▶ [Requirement]:
Repeat the data below exactly, dropping any pictures it holds.

▶ [Information supplied]:
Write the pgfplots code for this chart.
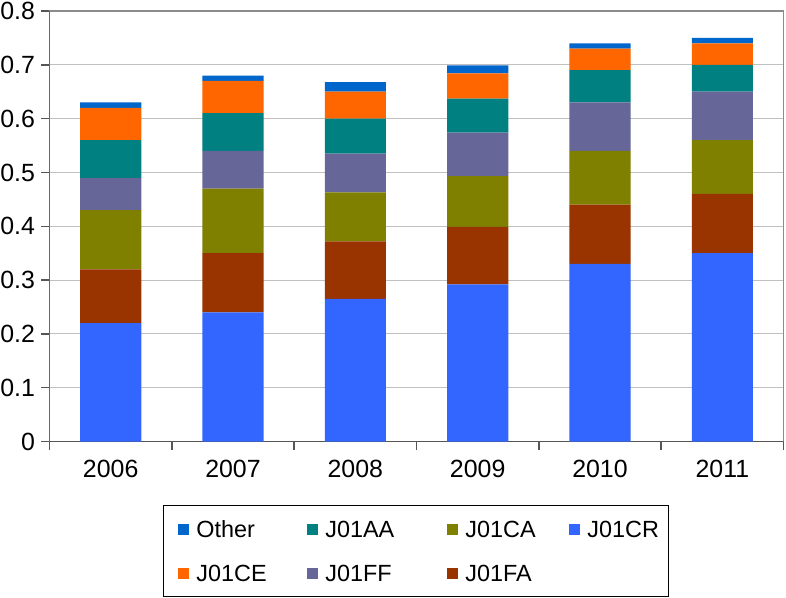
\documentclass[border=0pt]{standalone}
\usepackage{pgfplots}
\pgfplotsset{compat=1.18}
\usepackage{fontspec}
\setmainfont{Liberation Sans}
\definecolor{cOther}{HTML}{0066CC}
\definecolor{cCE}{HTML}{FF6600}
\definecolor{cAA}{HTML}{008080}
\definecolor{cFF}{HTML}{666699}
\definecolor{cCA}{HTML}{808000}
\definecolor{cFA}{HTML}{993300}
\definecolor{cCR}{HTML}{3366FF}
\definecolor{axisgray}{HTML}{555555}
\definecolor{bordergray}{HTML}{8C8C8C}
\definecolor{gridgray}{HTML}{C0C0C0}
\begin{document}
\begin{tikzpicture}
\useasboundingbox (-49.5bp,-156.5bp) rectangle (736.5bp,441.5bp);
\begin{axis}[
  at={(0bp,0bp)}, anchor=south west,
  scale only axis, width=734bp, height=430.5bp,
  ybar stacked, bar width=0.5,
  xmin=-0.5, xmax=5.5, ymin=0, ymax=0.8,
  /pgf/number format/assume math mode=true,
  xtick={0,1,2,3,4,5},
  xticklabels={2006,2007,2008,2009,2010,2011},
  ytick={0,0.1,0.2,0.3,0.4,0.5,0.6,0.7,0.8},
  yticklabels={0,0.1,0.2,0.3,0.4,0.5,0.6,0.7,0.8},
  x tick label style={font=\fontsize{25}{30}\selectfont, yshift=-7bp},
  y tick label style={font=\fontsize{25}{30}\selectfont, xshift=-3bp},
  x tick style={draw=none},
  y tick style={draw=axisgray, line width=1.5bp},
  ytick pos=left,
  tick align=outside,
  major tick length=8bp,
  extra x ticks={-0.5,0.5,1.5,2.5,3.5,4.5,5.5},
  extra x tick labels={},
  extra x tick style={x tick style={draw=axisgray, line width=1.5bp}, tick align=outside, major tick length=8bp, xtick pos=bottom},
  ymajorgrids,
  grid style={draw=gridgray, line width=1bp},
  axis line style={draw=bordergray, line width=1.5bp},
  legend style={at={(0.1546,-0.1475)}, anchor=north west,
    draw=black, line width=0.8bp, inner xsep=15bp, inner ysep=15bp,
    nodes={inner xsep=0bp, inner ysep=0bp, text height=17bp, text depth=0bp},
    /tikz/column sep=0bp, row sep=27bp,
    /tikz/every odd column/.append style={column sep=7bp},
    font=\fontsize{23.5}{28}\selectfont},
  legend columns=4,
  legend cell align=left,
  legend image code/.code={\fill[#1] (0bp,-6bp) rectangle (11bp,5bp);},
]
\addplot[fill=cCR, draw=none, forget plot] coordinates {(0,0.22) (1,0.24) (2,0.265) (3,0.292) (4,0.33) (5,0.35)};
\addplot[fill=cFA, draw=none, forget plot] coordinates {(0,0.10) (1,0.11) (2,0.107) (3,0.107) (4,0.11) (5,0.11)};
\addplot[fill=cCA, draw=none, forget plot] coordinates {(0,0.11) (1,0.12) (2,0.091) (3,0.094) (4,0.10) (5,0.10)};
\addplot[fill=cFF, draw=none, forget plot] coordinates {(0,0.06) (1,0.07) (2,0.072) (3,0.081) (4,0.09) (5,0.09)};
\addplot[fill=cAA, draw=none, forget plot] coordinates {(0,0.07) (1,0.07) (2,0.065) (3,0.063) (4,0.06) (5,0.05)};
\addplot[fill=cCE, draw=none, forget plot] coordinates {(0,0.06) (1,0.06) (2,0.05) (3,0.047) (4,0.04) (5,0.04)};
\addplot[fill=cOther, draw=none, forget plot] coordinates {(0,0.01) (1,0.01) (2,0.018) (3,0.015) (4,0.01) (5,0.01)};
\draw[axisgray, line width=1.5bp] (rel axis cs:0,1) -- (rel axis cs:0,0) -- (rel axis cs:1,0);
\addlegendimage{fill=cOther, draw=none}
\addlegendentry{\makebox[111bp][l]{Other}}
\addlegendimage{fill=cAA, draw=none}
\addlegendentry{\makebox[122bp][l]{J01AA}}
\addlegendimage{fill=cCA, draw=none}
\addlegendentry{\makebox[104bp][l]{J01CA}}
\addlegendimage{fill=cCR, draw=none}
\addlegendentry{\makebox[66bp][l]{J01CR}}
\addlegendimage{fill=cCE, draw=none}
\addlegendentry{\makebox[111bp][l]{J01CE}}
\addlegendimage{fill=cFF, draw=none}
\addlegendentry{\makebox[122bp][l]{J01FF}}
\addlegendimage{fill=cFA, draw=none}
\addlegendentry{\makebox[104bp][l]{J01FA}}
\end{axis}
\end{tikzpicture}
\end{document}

▶ [Correct answer]:
Write the pgfplots code for this chart.
\documentclass[border=0pt]{standalone}
\usepackage{pgfplots}
\pgfplotsset{compat=1.18}
\usepackage{fontspec}
\setmainfont{Liberation Sans}
\definecolor{cOther}{HTML}{0066CC}
\definecolor{cCE}{HTML}{FF6600}
\definecolor{cAA}{HTML}{008080}
\definecolor{cFF}{HTML}{666699}
\definecolor{cCA}{HTML}{808000}
\definecolor{cFA}{HTML}{993300}
\definecolor{cCR}{HTML}{3366FF}
\definecolor{axisgray}{HTML}{555555}
\definecolor{bordergray}{HTML}{8C8C8C}
\definecolor{gridgray}{HTML}{C0C0C0}
\begin{document}
\begin{tikzpicture}
\useasboundingbox (-49.5bp,-156.5bp) rectangle (736.5bp,441.5bp);
\begin{axis}[
  at={(0bp,0bp)}, anchor=south west,
  scale only axis, width=734bp, height=430.5bp,
  ybar stacked, bar width=0.5,
  xmin=-0.5, xmax=5.5, ymin=0, ymax=0.8,
  /pgf/number format/assume math mode=true,
  xtick={0,1,2,3,4,5},
  xticklabels={2006,2007,2008,2009,2010,2011},
  ytick={0,0.1,0.2,0.3,0.4,0.5,0.6,0.7,0.8},
  yticklabels={0,0.1,0.2,0.3,0.4,0.5,0.6,0.7,0.8},
  x tick label style={font=\fontsize{25}{30}\selectfont, yshift=-7bp},
  y tick label style={font=\fontsize{25}{30}\selectfont, xshift=-3bp},
  x tick style={draw=none},
  y tick style={draw=axisgray, line width=1.5bp},
  ytick pos=left,
  tick align=outside,
  major tick length=8bp,
  extra x ticks={-0.5,0.5,1.5,2.5,3.5,4.5,5.5},
  extra x tick labels={},
  extra x tick style={x tick style={draw=axisgray, line width=1.5bp}, tick align=outside, major tick length=8bp, xtick pos=bottom},
  ymajorgrids,
  grid style={draw=gridgray, line width=1bp},
  axis line style={draw=bordergray, line width=1.5bp},
  legend style={at={(0.1546,-0.1475)}, anchor=north west,
    draw=black, line width=0.8bp, inner xsep=15bp, inner ysep=15bp,
    nodes={inner xsep=0bp, inner ysep=0bp, text height=17bp, text depth=0bp},
    /tikz/column sep=0bp, row sep=27bp,
    /tikz/every odd column/.append style={column sep=7bp},
    font=\fontsize{23.5}{28}\selectfont},
  legend columns=4,
  legend cell align=left,
  legend image code/.code={\fill[#1] (0bp,-6bp) rectangle (11bp,5bp);},
]
\addplot[fill=cCR, draw=none, forget plot] coordinates {(0,0.22) (1,0.24) (2,0.265) (3,0.292) (4,0.33) (5,0.35)};
\addplot[fill=cFA, draw=none, forget plot] coordinates {(0,0.10) (1,0.11) (2,0.107) (3,0.107) (4,0.11) (5,0.11)};
\addplot[fill=cCA, draw=none, forget plot] coordinates {(0,0.11) (1,0.12) (2,0.091) (3,0.094) (4,0.10) (5,0.10)};
\addplot[fill=cFF, draw=none, forget plot] coordinates {(0,0.06) (1,0.07) (2,0.072) (3,0.081) (4,0.09) (5,0.09)};
\addplot[fill=cAA, draw=none, forget plot] coordinates {(0,0.07) (1,0.07) (2,0.065) (3,0.063) (4,0.06) (5,0.05)};
\addplot[fill=cCE, draw=none, forget plot] coordinates {(0,0.06) (1,0.06) (2,0.05) (3,0.047) (4,0.04) (5,0.04)};
\addplot[fill=cOther, draw=none, forget plot] coordinates {(0,0.01) (1,0.01) (2,0.018) (3,0.015) (4,0.01) (5,0.01)};
\draw[axisgray, line width=1.5bp] (rel axis cs:0,1) -- (rel axis cs:0,0) -- (rel axis cs:1,0);
\addlegendimage{fill=cOther, draw=none}
\addlegendentry{\makebox[111bp][l]{Other}}
\addlegendimage{fill=cAA, draw=none}
\addlegendentry{\makebox[122bp][l]{J01AA}}
\addlegendimage{fill=cCA, draw=none}
\addlegendentry{\makebox[104bp][l]{J01CA}}
\addlegendimage{fill=cCR, draw=none}
\addlegendentry{\makebox[66bp][l]{J01CR}}
\addlegendimage{fill=cCE, draw=none}
\addlegendentry{\makebox[111bp][l]{J01CE}}
\addlegendimage{fill=cFF, draw=none}
\addlegendentry{\makebox[122bp][l]{J01FF}}
\addlegendimage{fill=cFA, draw=none}
\addlegendentry{\makebox[104bp][l]{J01FA}}
\end{axis}
\end{tikzpicture}
\end{document}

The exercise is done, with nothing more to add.